In June 2020 Kam and 2010 IEEE past president Pedro Ray led an open letter to the Membership of IEEE in the aftermath of the murder of George Floyd in Minneapolis, Minnesota, US.

==Initiatives at the New Jersey Institute of Technology==
Kam initiated the effort to create a large industrial-grade makerspace at NJIT. The New Jersey legislature supported the initiative. The first stage of the Makerspace (9,500 square feet) was opened in early 2018. It is the largest facility of its kind in New Jersey. Among other functions, the makerspace offers equipment and devices for 3D printing, additive manufacturing, material cutting and shaping, metrology, visualization, computing, emulation, and simulation. During the COVID-19 pandemic, the NJIT Makerspace was converted to a production facility, manufacturing reusable and washable face shields for medical personnel and first responders.

Kam developed the plans for NJIT's School of Applied Engineering and Technology, which was inaugurated in 2018.

As part of the 2019 celebrations of the Centennial of the Newark College of Engineering (NCE, established 1919), Kam initiated the "NCE 100" Hall of Fame, whose inductees include, among others, Pierre Ramond, Ellen M. Pawlikowski and Gerard J. Foschini.

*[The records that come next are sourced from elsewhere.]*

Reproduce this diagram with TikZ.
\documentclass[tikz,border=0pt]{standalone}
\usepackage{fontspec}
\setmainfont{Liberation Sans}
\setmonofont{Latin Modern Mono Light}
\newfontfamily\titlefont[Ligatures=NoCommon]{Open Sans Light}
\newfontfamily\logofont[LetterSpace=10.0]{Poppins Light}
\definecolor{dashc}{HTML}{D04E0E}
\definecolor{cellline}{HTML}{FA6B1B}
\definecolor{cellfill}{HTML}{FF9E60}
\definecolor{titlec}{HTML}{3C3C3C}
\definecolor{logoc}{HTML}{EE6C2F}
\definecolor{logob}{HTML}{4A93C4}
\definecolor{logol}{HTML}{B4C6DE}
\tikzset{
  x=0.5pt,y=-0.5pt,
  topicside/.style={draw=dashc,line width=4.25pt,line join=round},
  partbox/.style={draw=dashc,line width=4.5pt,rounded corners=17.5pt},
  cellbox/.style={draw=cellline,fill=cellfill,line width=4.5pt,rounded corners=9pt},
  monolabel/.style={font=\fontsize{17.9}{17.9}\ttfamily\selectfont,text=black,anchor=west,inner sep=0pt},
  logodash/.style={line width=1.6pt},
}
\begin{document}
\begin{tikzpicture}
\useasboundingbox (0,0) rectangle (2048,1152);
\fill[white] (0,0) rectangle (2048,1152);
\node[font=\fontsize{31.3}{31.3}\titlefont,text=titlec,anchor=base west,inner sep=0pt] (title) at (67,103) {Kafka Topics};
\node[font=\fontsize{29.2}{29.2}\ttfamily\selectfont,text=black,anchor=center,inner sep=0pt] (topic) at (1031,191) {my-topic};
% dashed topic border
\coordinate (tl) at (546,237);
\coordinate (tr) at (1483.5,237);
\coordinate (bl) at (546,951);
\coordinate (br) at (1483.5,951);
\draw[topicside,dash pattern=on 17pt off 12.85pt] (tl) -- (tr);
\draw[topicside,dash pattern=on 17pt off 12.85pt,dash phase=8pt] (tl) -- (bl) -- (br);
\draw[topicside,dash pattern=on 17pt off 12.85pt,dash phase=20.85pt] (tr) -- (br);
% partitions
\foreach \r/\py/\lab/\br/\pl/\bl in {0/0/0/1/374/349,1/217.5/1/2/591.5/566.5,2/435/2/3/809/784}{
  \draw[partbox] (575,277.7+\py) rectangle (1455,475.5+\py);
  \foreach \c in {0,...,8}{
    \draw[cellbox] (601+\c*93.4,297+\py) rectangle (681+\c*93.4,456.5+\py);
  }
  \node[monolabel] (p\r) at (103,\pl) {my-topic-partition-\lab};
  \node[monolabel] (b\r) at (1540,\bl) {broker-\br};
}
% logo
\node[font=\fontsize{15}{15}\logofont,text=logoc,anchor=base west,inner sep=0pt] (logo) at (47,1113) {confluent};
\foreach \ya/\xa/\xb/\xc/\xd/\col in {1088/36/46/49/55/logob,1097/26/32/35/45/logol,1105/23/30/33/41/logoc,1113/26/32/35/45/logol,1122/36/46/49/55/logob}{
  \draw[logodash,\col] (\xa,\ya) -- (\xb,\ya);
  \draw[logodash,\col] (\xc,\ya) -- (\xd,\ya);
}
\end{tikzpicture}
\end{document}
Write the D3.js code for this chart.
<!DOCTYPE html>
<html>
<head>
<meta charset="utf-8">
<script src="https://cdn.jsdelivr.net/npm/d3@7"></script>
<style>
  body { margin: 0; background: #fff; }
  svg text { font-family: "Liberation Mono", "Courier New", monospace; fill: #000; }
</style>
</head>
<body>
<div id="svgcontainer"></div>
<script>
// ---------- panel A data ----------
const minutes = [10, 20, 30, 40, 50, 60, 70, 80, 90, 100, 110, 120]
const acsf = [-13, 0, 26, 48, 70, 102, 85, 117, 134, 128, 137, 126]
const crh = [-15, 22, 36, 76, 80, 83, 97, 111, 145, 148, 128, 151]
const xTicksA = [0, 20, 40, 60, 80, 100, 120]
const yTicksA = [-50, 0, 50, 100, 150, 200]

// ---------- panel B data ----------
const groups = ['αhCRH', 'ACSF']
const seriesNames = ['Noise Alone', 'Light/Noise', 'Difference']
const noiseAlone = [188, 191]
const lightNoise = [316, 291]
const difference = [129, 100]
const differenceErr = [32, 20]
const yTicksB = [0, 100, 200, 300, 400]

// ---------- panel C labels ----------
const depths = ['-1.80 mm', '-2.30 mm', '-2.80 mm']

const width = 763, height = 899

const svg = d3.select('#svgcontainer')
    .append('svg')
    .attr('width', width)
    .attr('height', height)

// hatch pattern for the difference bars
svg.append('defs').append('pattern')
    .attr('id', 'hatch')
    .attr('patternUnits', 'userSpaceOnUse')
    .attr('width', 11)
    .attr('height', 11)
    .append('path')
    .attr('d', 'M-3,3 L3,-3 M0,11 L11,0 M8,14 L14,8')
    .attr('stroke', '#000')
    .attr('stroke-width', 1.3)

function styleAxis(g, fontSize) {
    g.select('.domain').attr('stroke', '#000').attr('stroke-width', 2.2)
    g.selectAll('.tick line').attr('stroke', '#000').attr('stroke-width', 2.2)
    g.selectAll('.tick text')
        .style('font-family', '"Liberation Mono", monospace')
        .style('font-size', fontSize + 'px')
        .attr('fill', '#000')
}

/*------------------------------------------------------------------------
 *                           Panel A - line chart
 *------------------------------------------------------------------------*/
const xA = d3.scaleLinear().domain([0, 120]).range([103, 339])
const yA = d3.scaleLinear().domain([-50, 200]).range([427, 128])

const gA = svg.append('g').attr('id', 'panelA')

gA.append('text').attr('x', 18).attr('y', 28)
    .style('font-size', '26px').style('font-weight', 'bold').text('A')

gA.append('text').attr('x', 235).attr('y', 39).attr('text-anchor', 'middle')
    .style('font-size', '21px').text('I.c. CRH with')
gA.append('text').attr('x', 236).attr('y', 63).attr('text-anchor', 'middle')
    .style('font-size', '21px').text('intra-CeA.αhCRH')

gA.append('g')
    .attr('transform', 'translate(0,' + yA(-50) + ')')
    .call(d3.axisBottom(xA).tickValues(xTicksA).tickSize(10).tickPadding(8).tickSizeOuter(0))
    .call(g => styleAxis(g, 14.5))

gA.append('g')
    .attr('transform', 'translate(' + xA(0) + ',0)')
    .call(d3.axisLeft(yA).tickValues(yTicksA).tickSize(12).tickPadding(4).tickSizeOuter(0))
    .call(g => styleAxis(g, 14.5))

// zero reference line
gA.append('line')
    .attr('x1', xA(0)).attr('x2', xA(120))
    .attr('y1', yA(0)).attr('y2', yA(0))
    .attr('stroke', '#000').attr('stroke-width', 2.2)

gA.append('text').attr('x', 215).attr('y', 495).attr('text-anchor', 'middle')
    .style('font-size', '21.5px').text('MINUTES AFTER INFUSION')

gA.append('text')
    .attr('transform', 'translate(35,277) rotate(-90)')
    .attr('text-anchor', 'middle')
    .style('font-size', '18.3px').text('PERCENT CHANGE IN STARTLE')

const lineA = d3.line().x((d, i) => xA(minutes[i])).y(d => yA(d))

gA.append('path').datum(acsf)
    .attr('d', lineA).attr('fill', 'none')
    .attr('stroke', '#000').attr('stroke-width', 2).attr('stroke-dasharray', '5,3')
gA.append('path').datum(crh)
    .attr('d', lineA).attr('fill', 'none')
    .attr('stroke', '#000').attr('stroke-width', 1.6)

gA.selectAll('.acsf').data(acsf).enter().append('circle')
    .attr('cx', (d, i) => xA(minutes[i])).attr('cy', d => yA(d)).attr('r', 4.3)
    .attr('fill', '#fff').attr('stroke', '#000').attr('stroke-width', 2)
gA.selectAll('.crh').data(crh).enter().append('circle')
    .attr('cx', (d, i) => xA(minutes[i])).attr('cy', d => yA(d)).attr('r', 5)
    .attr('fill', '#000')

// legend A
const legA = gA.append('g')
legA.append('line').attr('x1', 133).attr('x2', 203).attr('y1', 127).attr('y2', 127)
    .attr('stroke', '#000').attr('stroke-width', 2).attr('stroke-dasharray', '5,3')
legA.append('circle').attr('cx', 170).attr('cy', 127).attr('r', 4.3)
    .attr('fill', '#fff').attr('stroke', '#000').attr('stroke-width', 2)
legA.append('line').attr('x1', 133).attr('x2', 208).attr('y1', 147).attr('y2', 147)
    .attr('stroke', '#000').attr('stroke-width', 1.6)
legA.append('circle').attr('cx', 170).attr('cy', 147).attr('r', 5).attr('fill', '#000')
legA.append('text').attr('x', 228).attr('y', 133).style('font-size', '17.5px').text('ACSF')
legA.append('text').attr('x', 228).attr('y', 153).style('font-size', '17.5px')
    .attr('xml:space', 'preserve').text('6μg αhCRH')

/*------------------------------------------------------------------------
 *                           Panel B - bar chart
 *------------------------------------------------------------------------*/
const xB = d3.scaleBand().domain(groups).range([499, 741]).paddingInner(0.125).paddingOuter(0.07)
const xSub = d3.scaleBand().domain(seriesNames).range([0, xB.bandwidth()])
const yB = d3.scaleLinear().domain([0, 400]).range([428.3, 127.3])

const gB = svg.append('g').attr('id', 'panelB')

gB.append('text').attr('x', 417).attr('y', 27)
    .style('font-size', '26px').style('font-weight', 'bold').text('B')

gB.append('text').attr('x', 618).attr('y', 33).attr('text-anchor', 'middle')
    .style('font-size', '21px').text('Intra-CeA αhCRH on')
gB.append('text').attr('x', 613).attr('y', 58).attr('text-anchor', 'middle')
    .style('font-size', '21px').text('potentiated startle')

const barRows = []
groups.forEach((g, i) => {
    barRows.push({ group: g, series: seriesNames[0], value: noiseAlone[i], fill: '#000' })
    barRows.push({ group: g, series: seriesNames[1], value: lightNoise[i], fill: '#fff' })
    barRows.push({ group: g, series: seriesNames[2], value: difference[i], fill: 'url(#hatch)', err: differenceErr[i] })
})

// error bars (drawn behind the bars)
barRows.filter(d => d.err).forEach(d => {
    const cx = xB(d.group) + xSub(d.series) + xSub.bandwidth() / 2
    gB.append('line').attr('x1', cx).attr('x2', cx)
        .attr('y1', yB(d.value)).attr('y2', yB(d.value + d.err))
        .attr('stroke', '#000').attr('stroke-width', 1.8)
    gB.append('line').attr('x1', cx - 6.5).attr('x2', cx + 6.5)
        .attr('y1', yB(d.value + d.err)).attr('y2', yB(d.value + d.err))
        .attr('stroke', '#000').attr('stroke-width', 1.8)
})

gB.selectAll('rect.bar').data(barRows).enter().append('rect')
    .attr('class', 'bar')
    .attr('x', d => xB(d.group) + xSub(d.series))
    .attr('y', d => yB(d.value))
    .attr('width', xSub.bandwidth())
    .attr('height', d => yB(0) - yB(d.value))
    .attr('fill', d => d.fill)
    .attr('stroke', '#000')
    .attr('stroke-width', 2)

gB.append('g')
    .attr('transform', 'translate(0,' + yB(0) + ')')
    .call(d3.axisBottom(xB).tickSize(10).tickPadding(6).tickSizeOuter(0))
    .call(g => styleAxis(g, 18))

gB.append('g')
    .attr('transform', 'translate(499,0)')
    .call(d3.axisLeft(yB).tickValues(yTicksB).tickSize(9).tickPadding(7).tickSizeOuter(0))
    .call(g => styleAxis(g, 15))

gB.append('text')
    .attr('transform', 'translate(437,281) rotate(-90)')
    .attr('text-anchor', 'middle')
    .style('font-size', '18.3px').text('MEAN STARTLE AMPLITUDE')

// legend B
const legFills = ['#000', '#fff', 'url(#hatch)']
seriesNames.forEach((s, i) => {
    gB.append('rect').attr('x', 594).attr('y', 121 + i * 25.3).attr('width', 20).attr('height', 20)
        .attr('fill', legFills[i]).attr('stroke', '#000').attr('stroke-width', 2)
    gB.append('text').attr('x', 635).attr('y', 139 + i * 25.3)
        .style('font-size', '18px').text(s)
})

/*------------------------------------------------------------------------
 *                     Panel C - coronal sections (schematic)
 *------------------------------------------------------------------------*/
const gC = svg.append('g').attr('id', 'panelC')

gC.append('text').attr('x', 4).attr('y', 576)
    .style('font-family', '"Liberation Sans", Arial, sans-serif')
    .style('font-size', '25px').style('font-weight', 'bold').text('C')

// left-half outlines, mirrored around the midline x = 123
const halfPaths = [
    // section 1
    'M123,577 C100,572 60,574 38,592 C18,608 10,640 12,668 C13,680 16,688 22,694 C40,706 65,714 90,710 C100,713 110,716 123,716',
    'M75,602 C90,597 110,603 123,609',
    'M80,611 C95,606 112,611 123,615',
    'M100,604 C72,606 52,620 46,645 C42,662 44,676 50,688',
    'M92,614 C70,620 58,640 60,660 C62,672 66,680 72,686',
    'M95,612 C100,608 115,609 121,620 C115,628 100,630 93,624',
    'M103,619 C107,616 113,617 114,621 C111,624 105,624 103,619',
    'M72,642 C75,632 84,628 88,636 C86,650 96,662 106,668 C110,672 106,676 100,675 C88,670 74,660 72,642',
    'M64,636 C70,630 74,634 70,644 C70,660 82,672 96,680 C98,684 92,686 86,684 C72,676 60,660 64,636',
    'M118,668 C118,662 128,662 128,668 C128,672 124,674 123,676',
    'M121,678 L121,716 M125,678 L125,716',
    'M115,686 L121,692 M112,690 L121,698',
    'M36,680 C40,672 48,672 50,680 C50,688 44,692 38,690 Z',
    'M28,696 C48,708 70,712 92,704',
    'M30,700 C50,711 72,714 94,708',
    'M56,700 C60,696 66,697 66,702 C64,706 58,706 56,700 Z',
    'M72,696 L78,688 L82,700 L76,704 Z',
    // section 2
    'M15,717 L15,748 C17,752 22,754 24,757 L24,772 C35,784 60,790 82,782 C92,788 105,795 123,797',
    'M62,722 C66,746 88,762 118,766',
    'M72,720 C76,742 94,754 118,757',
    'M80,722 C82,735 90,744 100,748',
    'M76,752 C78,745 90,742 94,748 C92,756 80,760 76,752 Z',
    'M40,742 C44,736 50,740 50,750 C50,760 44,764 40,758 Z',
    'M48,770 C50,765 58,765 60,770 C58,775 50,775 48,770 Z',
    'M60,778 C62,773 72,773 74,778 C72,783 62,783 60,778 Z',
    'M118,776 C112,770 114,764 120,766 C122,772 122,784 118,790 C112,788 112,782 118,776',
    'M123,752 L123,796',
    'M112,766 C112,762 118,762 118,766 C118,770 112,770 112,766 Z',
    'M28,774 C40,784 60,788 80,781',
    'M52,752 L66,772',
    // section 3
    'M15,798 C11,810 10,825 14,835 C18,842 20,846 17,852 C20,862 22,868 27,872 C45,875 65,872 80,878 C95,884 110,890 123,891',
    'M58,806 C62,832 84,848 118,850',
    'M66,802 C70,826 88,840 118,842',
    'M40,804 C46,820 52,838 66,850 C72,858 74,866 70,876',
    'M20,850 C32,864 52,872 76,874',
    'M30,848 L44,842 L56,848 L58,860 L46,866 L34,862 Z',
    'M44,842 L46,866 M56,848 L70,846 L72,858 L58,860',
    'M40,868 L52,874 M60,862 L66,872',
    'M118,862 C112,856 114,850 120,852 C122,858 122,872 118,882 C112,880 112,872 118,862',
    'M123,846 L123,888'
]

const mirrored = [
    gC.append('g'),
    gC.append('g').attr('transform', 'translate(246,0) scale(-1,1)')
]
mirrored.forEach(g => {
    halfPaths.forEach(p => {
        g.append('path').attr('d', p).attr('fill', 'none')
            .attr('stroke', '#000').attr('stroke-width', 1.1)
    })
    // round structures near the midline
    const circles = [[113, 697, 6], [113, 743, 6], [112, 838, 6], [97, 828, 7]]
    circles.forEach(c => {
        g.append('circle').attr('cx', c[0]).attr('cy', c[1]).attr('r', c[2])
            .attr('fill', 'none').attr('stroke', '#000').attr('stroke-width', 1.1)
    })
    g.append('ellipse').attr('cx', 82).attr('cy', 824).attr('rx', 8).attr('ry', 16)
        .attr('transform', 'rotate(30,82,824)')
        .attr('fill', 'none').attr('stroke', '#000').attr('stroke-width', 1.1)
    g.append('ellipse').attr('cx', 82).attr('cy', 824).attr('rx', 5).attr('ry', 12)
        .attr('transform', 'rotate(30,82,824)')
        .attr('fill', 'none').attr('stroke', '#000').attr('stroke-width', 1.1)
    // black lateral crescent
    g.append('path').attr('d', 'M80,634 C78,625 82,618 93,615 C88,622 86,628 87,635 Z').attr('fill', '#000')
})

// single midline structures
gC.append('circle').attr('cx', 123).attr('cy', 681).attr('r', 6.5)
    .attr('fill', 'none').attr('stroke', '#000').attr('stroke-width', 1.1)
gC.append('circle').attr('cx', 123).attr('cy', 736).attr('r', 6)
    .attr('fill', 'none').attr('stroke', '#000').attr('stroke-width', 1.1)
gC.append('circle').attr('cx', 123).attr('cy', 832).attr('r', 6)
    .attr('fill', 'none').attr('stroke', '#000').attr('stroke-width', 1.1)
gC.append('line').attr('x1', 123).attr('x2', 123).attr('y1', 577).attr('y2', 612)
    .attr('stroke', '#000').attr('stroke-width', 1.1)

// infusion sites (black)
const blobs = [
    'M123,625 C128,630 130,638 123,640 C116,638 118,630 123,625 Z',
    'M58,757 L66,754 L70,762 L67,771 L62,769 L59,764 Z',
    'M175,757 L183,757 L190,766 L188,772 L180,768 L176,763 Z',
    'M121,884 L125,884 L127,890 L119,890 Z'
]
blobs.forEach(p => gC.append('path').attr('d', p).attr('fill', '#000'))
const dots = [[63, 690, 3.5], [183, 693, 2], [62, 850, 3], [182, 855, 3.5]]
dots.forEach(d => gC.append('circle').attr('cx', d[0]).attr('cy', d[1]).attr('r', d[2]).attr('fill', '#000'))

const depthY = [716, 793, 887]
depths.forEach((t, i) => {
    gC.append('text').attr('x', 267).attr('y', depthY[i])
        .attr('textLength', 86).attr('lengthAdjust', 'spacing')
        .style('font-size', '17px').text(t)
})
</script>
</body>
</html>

==Most cited technical papers==
- 1997, "Sensor Fusion for Mobile Robot Navigation" (1997, Proceedings of the IEEE), with Xiaoxun Zhu and Paul Kalata.
- 1997, "Decision Fusion and Supervisor Synthesis in Decentralized Discrete-Event Systems," (1997, American Control Conference), with J. Prosser and H. Kwatny.
- 2002, "Neural Network Architectures for Control" (2002, IEEE Control Systems Magazine), with Allon Guez and James Eilbert.

==Essays on the state of the profession==
- 2005, "Why won’t Jane go to Engineering School" (2005, The institute, IEEE)
- 2006, "Will ABET Survive to the Year 2032?" (2006, The Interface, IEEE & ASEE)
- 2007, "What Should Be the First Professional Degree in Engineering?" (2005, The institute, IEEE), with A. Peskin.